I am very grateful to the hon. Gentleman and to my hon. Friend the Member for Windsor for their support over the matter of children's education and travel allowances. In the old days, when I used to go round the Commonwealth, I heard, as others did, the most pathetic cris-de-coeur. They were not complaints or criticisms, but people did not see their children from one year to the next because they could not afford to travel, and wives used to have either to come and see their children in Britain or remain with their husbands overseas, being unable to go freely from one to the other because of the fares. It was a very serious matter, and I fully agree, as do the Government, with the Plowden improvements, which will be a great help and easement to many in our overseas service.
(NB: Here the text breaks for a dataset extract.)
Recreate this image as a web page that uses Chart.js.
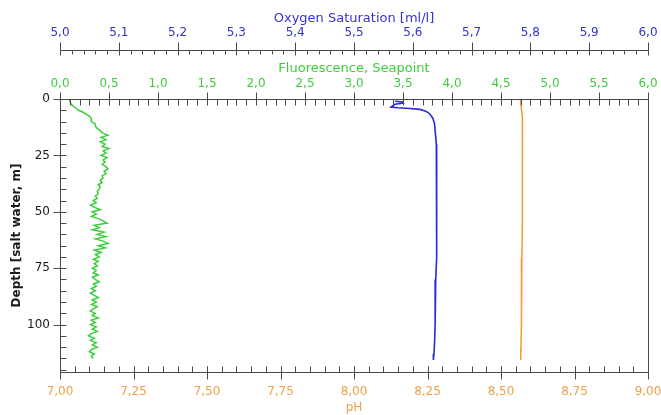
<!DOCTYPE html>
<html>
<head>
<meta charset="utf-8">
<script src="https://cdn.jsdelivr.net/npm/chart.js@4.4.0/dist/chart.umd.min.js"></script>
<style>
    html, body { margin: 0; padding: 0; background: #ffffff; }
    #profile-chart { display: block; }
</style>
</head>
<body>
<canvas id="profile-chart" width="661" height="415"></canvas>
<script>
// CTD cast - depth profile of fluorescence, oxygen saturation and pH

// Fluorescence, Seapoint
const fluoDepth = [0.4, 1, 2, 3, 4, 5, 6, 7, 8, 9, 10, 11, 12, 13, 14, 15, 16, 17, 18, 19, 20,
    21, 22, 23, 24, 25, 26, 27, 28, 29, 30, 31, 32, 33, 34, 35, 36, 37, 38, 39, 40,
    41, 42, 43, 44, 45, 46, 47, 48, 49, 50, 51, 52, 53, 54, 55, 56, 57, 58, 59, 60,
    61, 62, 63, 64, 65, 66, 67, 68, 69, 70, 71, 72, 73, 74, 75, 76, 77, 78, 79, 80,
    81, 82, 83, 84, 85, 86, 87, 88, 89, 90, 91, 92, 93, 94, 95, 96, 97, 98, 99, 100,
    101, 102, 103, 104, 105, 106, 107, 108, 109, 110, 111, 112, 113, 114, 115];
const fluoValues = [0.10, 0.10, 0.11, 0.13, 0.16, 0.19, 0.24, 0.28, 0.31, 0.32, 0.32,
    0.36, 0.36, 0.38, 0.41, 0.43, 0.49, 0.42, 0.47, 0.41, 0.46,
    0.43, 0.50, 0.44, 0.47, 0.42, 0.48, 0.44, 0.46, 0.43, 0.47,
    0.49, 0.45, 0.47, 0.43, 0.44, 0.41, 0.43, 0.39, 0.41, 0.40,
    0.38, 0.39, 0.36, 0.38, 0.34, 0.37, 0.31, 0.35, 0.41, 0.33,
    0.37, 0.32, 0.39, 0.44, 0.48, 0.35, 0.40, 0.33, 0.45, 0.38,
    0.47, 0.36, 0.44, 0.49, 0.39, 0.46, 0.35, 0.42, 0.36, 0.40,
    0.34, 0.39, 0.35, 0.38, 0.33, 0.37, 0.34, 0.39, 0.33, 0.36,
    0.40, 0.34, 0.37, 0.32, 0.36, 0.31, 0.35, 0.39, 0.33, 0.37,
    0.32, 0.38, 0.34, 0.31, 0.36, 0.33, 0.39, 0.32, 0.36, 0.31,
    0.37, 0.33, 0.38, 0.32, 0.29, 0.35, 0.31, 0.37, 0.33, 0.38,
    0.32, 0.30, 0.35, 0.32, 0.34];

// Oxygen Saturation [ml/l]
const oxyDepth = [1.0, 1.3, 1.8, 2.3, 3.0, 3.6, 3.9, 4.2, 4.6, 5.3, 6.0, 7.0, 8.5, 11, 14,
    20, 31, 40, 50, 60, 70, 80, 90, 100, 108, 113, 115.7];
const oxyValues = [5.570, 5.583, 5.584, 5.570, 5.566, 5.563, 5.575, 5.595, 5.612, 5.621,
    5.626, 5.630, 5.634, 5.637, 5.638, 5.640, 5.641, 5.641, 5.641, 5.640, 5.640, 5.639,
    5.638, 5.638, 5.637, 5.636, 5.635];

// pH
const phDepth = [0.4, 3, 6, 9, 15, 25, 40, 55, 70, 85, 100, 110, 115.7];
const phValues = [8.566, 8.568, 8.571, 8.573, 8.574, 8.573, 8.572, 8.572, 8.571, 8.570,
    8.569, 8.568, 8.567];

// Tick labels
const depthTicks = [0, 25, 50, 75, 100];
const depthLabels = ['0', '25', '50', '75', '100'];
const phTicks = [7.00, 7.25, 7.50, 7.75, 8.00, 8.25, 8.50, 8.75, 9.00];
const phLabels = ['7,00', '7,25', '7,50', '7,75', '8,00', '8,25', '8,50', '8,75', '9,00'];
const fluoTicks = [0, 0.5, 1, 1.5, 2, 2.5, 3, 3.5, 4, 4.5, 5, 5.5, 6];
const fluoLabels = ['0,0', '0,5', '1,0', '1,5', '2,0', '2,5', '3,0', '3,5', '4,0', '4,5', '5,0', '5,5', '6,0'];
const oxyTicks = [5.0, 5.1, 5.2, 5.3, 5.4, 5.5, 5.6, 5.7, 5.8, 5.9, 6.0];
const oxyLabels = ['5,0', '5,1', '5,2', '5,3', '5,4', '5,5', '5,6', '5,7', '5,8', '5,9', '6,0'];

const BLUE = '#3434c8';
const GREEN = '#3ccf3c';
const ORANGE = '#f0a048';
const AXIS = '#4a4a4a';
const FONT = '12px "DejaVu Sans"';
const TITLE_FONT = '13px "DejaVu Sans"';

function toPoints(depths, values) {
    return depths.map((d, i) => ({ x: values[i], y: d }));
}

function crisp(v) {
    return Math.round(v) + 0.5;
}

// Draw a horizontal axis: line, major/minor ticks, labels and title
function drawHAxis(ctx, chart, scale, y, o) {
    const area = chart.chartArea;
    y = crisp(y);
    ctx.strokeStyle = AXIS;
    ctx.lineWidth = 1;
    ctx.beginPath();
    ctx.moveTo(area.left, y);
    ctx.lineTo(area.right, y);

    // minor ticks, inward
    const n = Math.round((o.max - o.min) / o.minorStep);
    for (let i = 0; i <= n; i++) {
        const x = crisp(scale.getPixelForValue(o.min + i * o.minorStep));
        ctx.moveTo(x, y);
        ctx.lineTo(x, y + o.dir * o.minorLen);
    }
    // major ticks, both sides
    o.ticks.forEach(t => {
        const x = crisp(scale.getPixelForValue(t));
        ctx.moveTo(x, y - o.dir * o.outLen);
        ctx.lineTo(x, y + o.dir * o.inLen);
    });
    ctx.stroke();

    ctx.fillStyle = o.color;
    ctx.font = FONT;
    ctx.textAlign = 'center';
    ctx.textBaseline = 'middle';
    o.ticks.forEach((t, i) => {
        ctx.fillText(o.labels[i], scale.getPixelForValue(t), y - o.dir * o.labelGap);
    });
    ctx.font = o.titleFont || TITLE_FONT;
    ctx.fillText(o.title, (area.left + area.right) / 2, y - o.dir * o.titleGap);
}

const axesPlugin = {
    id: 'ctdAxes',
    afterDraw(chart) {
        const ctx = chart.ctx;
        const area = chart.chartArea;
        const yScale = chart.scales.y;
        ctx.save();

        // bottom: pH
        drawHAxis(ctx, chart, chart.scales.xPh, area.bottom, {
            min: 7, max: 9, minorStep: 0.05, ticks: phTicks, labels: phLabels,
            dir: -1, minorLen: 6, inLen: 6, outLen: 7, labelGap: 19, titleGap: 35,
            color: ORANGE, title: 'pH', titleFont: FONT
        });
        // top: fluorescence
        drawHAxis(ctx, chart, chart.scales.xFl, area.top, {
            min: 0, max: 6, minorStep: 0.1, ticks: fluoTicks, labels: fluoLabels,
            dir: 1, minorLen: 6, inLen: 4, outLen: 7, labelGap: 16, titleGap: 31,
            color: GREEN, title: 'Fluorescence, Seapoint'
        });
        // top: oxygen, floating above
        drawHAxis(ctx, chart, chart.scales.xO2, 50, {
            min: 5, max: 6, minorStep: 0.02, ticks: oxyTicks, labels: oxyLabels,
            dir: 1, minorLen: 4, inLen: 5, outLen: 8, labelGap: 18, titleGap: 32,
            color: BLUE, title: 'Oxygen Saturation [ml/l]'
        });

        // left: depth
        const xl = crisp(area.left);
        const xr = crisp(area.right);
        ctx.strokeStyle = AXIS;
        ctx.beginPath();
        ctx.moveTo(xl, area.top);
        ctx.lineTo(xl, area.bottom);
        ctx.moveTo(xr, area.top);
        ctx.lineTo(xr, area.bottom);
        for (let d = 0; d <= 120; d += 5) {
            const y = crisp(yScale.getPixelForValue(d));
            ctx.moveTo(xl, y);
            ctx.lineTo(xl + 6, y);
        }
        depthTicks.forEach(d => {
            const y = crisp(yScale.getPixelForValue(d));
            ctx.moveTo(xl - 7, y);
            ctx.lineTo(xl, y);
        });
        ctx.stroke();

        ctx.fillStyle = '#1a1a1a';
        ctx.font = FONT;
        ctx.textAlign = 'right';
        ctx.textBaseline = 'middle';
        depthTicks.forEach((d, i) => {
            ctx.fillText(depthLabels[i], area.left - 10, yScale.getPixelForValue(d));
        });

        ctx.translate(17, (area.top + area.bottom) / 2);
        ctx.rotate(-Math.PI / 2);
        ctx.textAlign = 'center';
        ctx.font = 'bold 12px "DejaVu Sans"';
        ctx.fillText('Depth [salt water, m]', 0, 0);
        ctx.restore();
    }
};

const hidden = { display: false, grid: { display: false } };

new Chart(document.getElementById('profile-chart'), {
    type: 'scatter',
    data: {
        datasets: [
            {
                label: 'Fluorescence',
                data: toPoints(fluoDepth, fluoValues),
                xAxisID: 'xFl',
                borderColor: GREEN,
                borderWidth: 1.5,
                showLine: true,
                pointRadius: 0
            },
            {
                label: 'Oxygen Saturation',
                data: toPoints(oxyDepth, oxyValues),
                xAxisID: 'xO2',
                borderColor: '#2a2ad6',
                borderWidth: 1.6,
                showLine: true,
                pointRadius: 0
            },
            {
                label: 'pH',
                data: toPoints(phDepth, phValues),
                xAxisID: 'xPh',
                borderColor: '#f59a35',
                borderWidth: 1.5,
                showLine: true,
                pointRadius: 0
            }
        ]
    },
    options: {
        responsive: false,
        animation: false,
        devicePixelRatio: 1,
        layout: { padding: { left: 60, right: 13, top: 99, bottom: 43 } },
        plugins: {
            legend: { display: false },
            tooltip: { enabled: false }
        },
        scales: {
            y: { ...hidden, type: 'linear', reverse: true, min: 0, max: 121 },
            xPh: { ...hidden, type: 'linear', position: 'bottom', min: 7, max: 9 },
            xFl: { ...hidden, type: 'linear', position: 'top', min: 0, max: 6 },
            xO2: { ...hidden, type: 'linear', position: 'top', min: 5, max: 6 }
        }
    },
    plugins: [axesPlugin]
});
</script>
</body>
</html>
In conclusion, I return once again to the basic justification, as I see it for separate Departments and for separate Secretaries of State, as this has been the main theme of our short debate. The Commonwealth association is different from our relationship with foreign countries. Foreign countries may be friends and allies, but they are not members of the family. I believe that there is a special relationship within the Commonwealth, and it is this relationship, difficult though it may be to define which holds the Commonwealth together. If we treat Commonwealth countries as foreign countries, we shall, in my view go far towards making them into foreign countries, which would be the very last thing I should want to see happen.

If I may finish on a slightly personal note, in this House and in politics generally, the Commonwealth has always been my main interest, and I have always wanted, in a small way, to try to do what I could for the Commonwealth idea in theory and in practice. This is why I was absolutely overjoyed when the recent Commonwealth Prime Minister's Conference came out so well. I know that this is not a party point and that hon. Members opposite were just as pleased. It was a risk to have held it at all, but it was more than justified in the result.

I believe, and have always believed, that, just as the Empire had a great past, the Commonwealth has a great future. It is a really remarkable thing, this multi-racial association of independent English-speaking States, often critical of each other and of us yet held together by a common heritage and institution, by—let us face it—mutual self-interest but also by their own pride in and affection for the association. Like many hon. Members on both sides, including, of course, my hon. Friend the Member for Lancaster, I am myself genuinely "colour-blind" and I believe, quite simply, in the brotherhood of man. The Commonwealth is a reflection of that belief and an example of what it can mean in the world. We should be thankful that it exists and we should be determined to preserve it.